Return the material word for word. Do not include the pictures.
[start of Dataset content]
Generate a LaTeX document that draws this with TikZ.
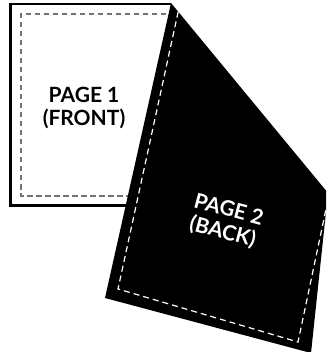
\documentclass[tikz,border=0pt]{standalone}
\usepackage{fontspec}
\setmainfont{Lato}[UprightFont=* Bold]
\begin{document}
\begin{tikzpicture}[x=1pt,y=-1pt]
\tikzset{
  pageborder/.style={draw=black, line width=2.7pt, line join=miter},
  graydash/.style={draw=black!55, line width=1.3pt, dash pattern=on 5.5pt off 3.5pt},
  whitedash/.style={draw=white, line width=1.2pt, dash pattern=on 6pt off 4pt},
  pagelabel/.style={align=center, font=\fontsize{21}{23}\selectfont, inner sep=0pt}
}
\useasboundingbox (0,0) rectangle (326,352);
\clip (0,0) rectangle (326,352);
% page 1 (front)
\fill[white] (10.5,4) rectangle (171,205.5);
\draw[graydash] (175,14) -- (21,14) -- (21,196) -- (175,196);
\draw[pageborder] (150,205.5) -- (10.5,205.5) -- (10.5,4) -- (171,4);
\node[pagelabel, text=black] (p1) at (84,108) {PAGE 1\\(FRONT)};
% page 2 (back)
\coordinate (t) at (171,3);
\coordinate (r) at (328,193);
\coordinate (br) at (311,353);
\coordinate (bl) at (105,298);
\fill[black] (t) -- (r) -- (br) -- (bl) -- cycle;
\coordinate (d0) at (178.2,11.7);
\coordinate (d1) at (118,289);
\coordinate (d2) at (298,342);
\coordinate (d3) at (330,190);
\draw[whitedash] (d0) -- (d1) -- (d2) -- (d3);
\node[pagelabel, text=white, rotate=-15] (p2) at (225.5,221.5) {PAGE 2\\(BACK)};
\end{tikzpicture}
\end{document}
[end of Dataset content]
(Final result)
Generate a LaTeX document that draws this with TikZ.
\documentclass[tikz,border=0pt]{standalone}
\usepackage{fontspec}
\setmainfont{Lato}[UprightFont=* Bold]
\begin{document}
\begin{tikzpicture}[x=1pt,y=-1pt]
\tikzset{
  pageborder/.style={draw=black, line width=2.7pt, line join=miter},
  graydash/.style={draw=black!55, line width=1.3pt, dash pattern=on 5.5pt off 3.5pt},
  whitedash/.style={draw=white, line width=1.2pt, dash pattern=on 6pt off 4pt},
  pagelabel/.style={align=center, font=\fontsize{21}{23}\selectfont, inner sep=0pt}
}
\useasboundingbox (0,0) rectangle (326,352);
\clip (0,0) rectangle (326,352);
% page 1 (front)
\fill[white] (10.5,4) rectangle (171,205.5);
\draw[graydash] (175,14) -- (21,14) -- (21,196) -- (175,196);
\draw[pageborder] (150,205.5) -- (10.5,205.5) -- (10.5,4) -- (171,4);
\node[pagelabel, text=black] (p1) at (84,108) {PAGE 1\\(FRONT)};
% page 2 (back)
\coordinate (t) at (171,3);
\coordinate (r) at (328,193);
\coordinate (br) at (311,353);
\coordinate (bl) at (105,298);
\fill[black] (t) -- (r) -- (br) -- (bl) -- cycle;
\coordinate (d0) at (178.2,11.7);
\coordinate (d1) at (118,289);
\coordinate (d2) at (298,342);
\coordinate (d3) at (330,190);
\draw[whitedash] (d0) -- (d1) -- (d2) -- (d3);
\node[pagelabel, text=white, rotate=-15] (p2) at (225.5,221.5) {PAGE 2\\(BACK)};
\end{tikzpicture}
\end{document}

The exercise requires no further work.